Las llamadas reformas al financiamiento de las campañas políticas nos distraen de la verdadera fuente de potencial corrupción -el gobierno ubicuo, aquel que todo lo quiere presenciar y que vive en continua intromisión. Con creciente énfasis en las últimas décadas la mayoría de los gobiernos fomentan la corrupción porque ejercen sus cada vez más vastos poderes sobre todo aspecto de la vida de los individuos. Esto nada tiene que ver con el financiamiento privado de las campañas políticas.

El problema que se está viendo -y quizás esto explique el fallo de la Suprema Corte de EE.UU. de abril pasado- es que los sistemas representativos están sufriendo de la discapacidad que significa un sistema político no competitivo. La política tiene cada vez elecciones menos competitivas y aunque es razonable la reelección, ésta se exacerba con las ventajas del financiamiento público.

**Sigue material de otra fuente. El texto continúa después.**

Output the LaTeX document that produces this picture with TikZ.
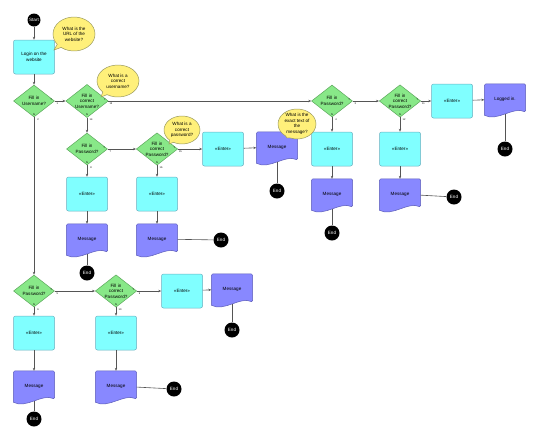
\documentclass[tikz,border=0pt]{standalone}
\usepackage{fontspec}
\setmainfont{Liberation Sans}
\usetikzlibrary{shapes.geometric,shapes.callouts,arrows.meta,calc,backgrounds}
\definecolor{boxc}{HTML}{80FFFF}
\definecolor{boxb}{HTML}{6AAFBF}
\definecolor{dia}{HTML}{88E888}
\definecolor{diab}{HTML}{5CA85C}
\definecolor{msgc}{HTML}{8888FF}
\definecolor{msgb}{HTML}{5C5CB8}
\definecolor{yel}{HTML}{FFF07A}
\definecolor{yelb}{HTML}{9A9A60}
\definecolor{ln}{HTML}{555555}
\newcommand\dlab[3]{%
 \node[tinyl] (#1Y) at ($(#1.east)+(-3.5,-1.5)$) {Y};
 \node[tinyl] (#1a) at ($(#1.east)+(2.5,2.5)$) {#2};
 \node[tinyl] (#1N) at ($(#1.south)+(0,-3)$) {N};
 \node[tinyl] (#1b) at ($(#1.south)+(4,2)$) {#3};
}
\begin{document}
\begin{tikzpicture}[x=1pt,y=-1pt,
 every node/.style={font=\fontsize{4.6}{5.6}\selectfont, align=center},
 boxn/.style={draw=boxb, fill=boxc, rounded corners=2pt, minimum width=41pt, minimum height=34pt, inner sep=0pt, line width=0.5pt},
 dec/.style={diamond, draw=diab, fill=dia, minimum width=41pt, minimum height=32pt, aspect=1.28, inner sep=0pt, line width=0.5pt},
 msgn/.style={minimum width=41pt, minimum height=30pt, inner sep=0pt},
 endn/.style={circle, fill=black, text=white, minimum size=15pt, inner sep=0pt},
 bub/.style={ellipse callout, draw=yelb, fill=yel, inner sep=0pt, line width=0.5pt},
 conn/.style={draw=ln, line width=0.6pt, -{Stealth[length=3pt,width=2.4pt]}},
 plain/.style={draw=ln, line width=0.6pt},
 tinyl/.style={font=\fontsize{2.5}{3}\selectfont, inner sep=0pt}
]
\useasboundingbox (0,0) rectangle (540,440);

% nodes
\node[endn, minimum size=13pt] (start) at (34,20) {Start};
\node[boxn] (login) at (34,57) {Login on the\\website};
\node[dec] (d1) at (34,101) {Fill in\\Username?};
\node[dec] (d2) at (87,101) {Fill in\\correct\\Username?};
\node[dec] (d3) at (87,149) {Fill in\\Password?};
\node[dec] (d4) at (157,149) {Fill in\\correct\\Password?};
\node[boxn] (e4) at (223,149) {«Enter»};
\node[msgn] (m4) at (277,147) {Message};
\node[endn] (end4) at (277,191) {End};
\node[boxn] (e3) at (87,194) {«Enter»};
\node[msgn] (m3) at (87,239) {Message};
\node[endn] (end3) at (87,273) {End};
\node[boxn] (e4b) at (157,194) {«Enter»};
\node[msgn] (m4b) at (157,239) {Message};
\node[endn] (end4b) at (221,240) {End};

\node[dec] (d5) at (332,101) {Fill in\\Password?};
\node[dec] (d6) at (400,101) {Fill in\\correct\\Password?};
\node[boxn] (e6) at (452,101) {«Enter»};
\node[msgn] (ok) at (505,99) {Logged in.};
\node[endn] (endok) at (505,149) {End};
\node[boxn] (e5) at (332,149) {«Enter»};
\node[msgn] (m5) at (332,194) {Message};
\node[endn] (end5) at (332,233) {End};
\node[boxn] (e6b) at (400,149) {«Enter»};
\node[msgn] (m6b) at (400,194) {Message};
\node[endn] (end6b) at (454,197) {End};

\node[dec] (d7) at (34,291) {Fill in\\Password?};
\node[dec] (d8) at (116,291) {Fill in\\correct\\Password?};
\node[boxn] (e8) at (182,291) {«Enter»};
\node[msgn] (m8) at (232,289) {Message};
\node[endn] (end8) at (232,330) {End};
\node[boxn] (e7) at (34,333) {«Enter»};
\node[msgn] (m7) at (34,386) {Message};
\node[endn] (end7) at (34,419) {End};
\node[boxn] (e8b) at (116,333) {«Enter»};
\node[msgn] (m8b) at (116,386) {Message};
\node[endn] (end8b) at (174,389) {End};

% document shapes
\begin{pgfonlayer}{background}
\foreach \m in {m3,m4,m4b,m5,m6b,ok,m7,m8,m8b} {
 \draw[draw=msgb, fill=msgc, line width=0.5pt, rounded corners=1.5pt] ($(\m.south west)+(0,1)$) -- (\m.north west) -- (\m.north east) -- ($(\m.south east)+(0,-2)$) [sharp corners] .. controls ($(\m.south)+(8,-8)$) and ($(\m.south)+(-8,8)$) .. ($(\m.south west)+(0,1)$) -- cycle;
}
\end{pgfonlayer}

% diamond labels
\dlab{d1}{1}{2}
\dlab{d2}{13}{14}
\dlab{d3}{7}{8}
\dlab{d4}{15}{16}
\dlab{d5}{3}{4}
\dlab{d6}{11}{12}
\dlab{d7}{5}{6}
\dlab{d8}{9}{10}

% connectors
\draw[conn] (start) -- (login);
\draw[conn] (login) -- (d1);
\draw[conn] (d1) -- (d2);
\draw[conn] (d2) -- (d5);
\draw[conn] (d2) -- (d3);
\draw[conn] (d3) -- (d4);
\draw[conn] (d4) -- (e4);
\draw[conn] (e4) -- (m4);
\draw[plain] (m4.south) -- (end4);
\draw[conn] (d3) -- (e3);
\draw[conn] (e3) -- (m3);
\draw[plain] (m3.south) -- (end3);
\draw[conn] (d4) -- (e4b);
\draw[conn] (e4b) -- (m4b);
\draw[plain] (m4b) -- (end4b);

\draw[conn] (d5) -- (d6);
\draw[conn] (d6) -- (e6);
\draw[conn] (e6) -- (ok);
\draw[plain] (ok.south) -- (endok);
\draw[conn] (d5) -- (e5);
\draw[conn] (e5) -- (m5);
\draw[plain] (m5.south) -- (end5);
\draw[conn] (d6) -- (e6b);
\draw[conn] (e6b) -- (m6b);
\draw[plain] (m6b) -- (end6b);

\draw[conn] (d1) -- (d7);
\draw[conn] (d7) -- (d8);
\draw[conn] (d8) -- (e8);
\draw[conn] (e8) -- (m8);
\draw[plain] (m8.south) -- (end8);
\draw[conn] (d7) -- (e7);
\draw[conn] (e7) -- (m7);
\draw[plain] (m7.south) -- (end7);
\draw[conn] (d8) -- (e8b);
\draw[conn] (e8b) -- (m8b);
\draw[plain] (m8b) -- (end8b);

% callouts
\coordinate (p1) at (54,50);
\coordinate (p2) at (101,97);
\coordinate (p3) at (169,144);
\coordinate (p4) at (287,138);
\node[bub, minimum width=42pt, minimum height=34pt, callout absolute pointer={(p1)}] (c1) at (74,34) {What is the\\URL of the\\website?};
\node[bub, minimum width=42pt, minimum height=32pt, callout absolute pointer={(p2)}] (c2) at (118,81) {What is a\\correct\\username?};
\node[bub, minimum width=36pt, minimum height=28pt, callout absolute pointer={(p3)}] (c3) at (182,130) {What is a\\correct\\password?};
\node[bub, minimum width=38pt, minimum height=30pt, callout absolute pointer={(p4)}] (c4) at (297,124) {What is the\\exact text of\\the\\message?};
\end{tikzpicture}
\end{document}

Si fueran necesarios cambios en el financiamiento de las campañas lo primero que debería pasar es que los políticos electos sean desvinculados de la redacción de estas regulaciones y de las del sistema electoral. De allí la importancia de defender el derecho inalienable de cada individuo para expresarse y apoyar sin restricciones y con su esfuerzo a quien considere más idóneo para el cargo en el que lo va a representar. No habrá ninguna mejora en la competencia política y calidad de las instituciones democráticas hasta que el zorro deje de ser el guardián del gallinero.

Eleonora Urrutia, abogado, MBA y PhD (c) en Economía.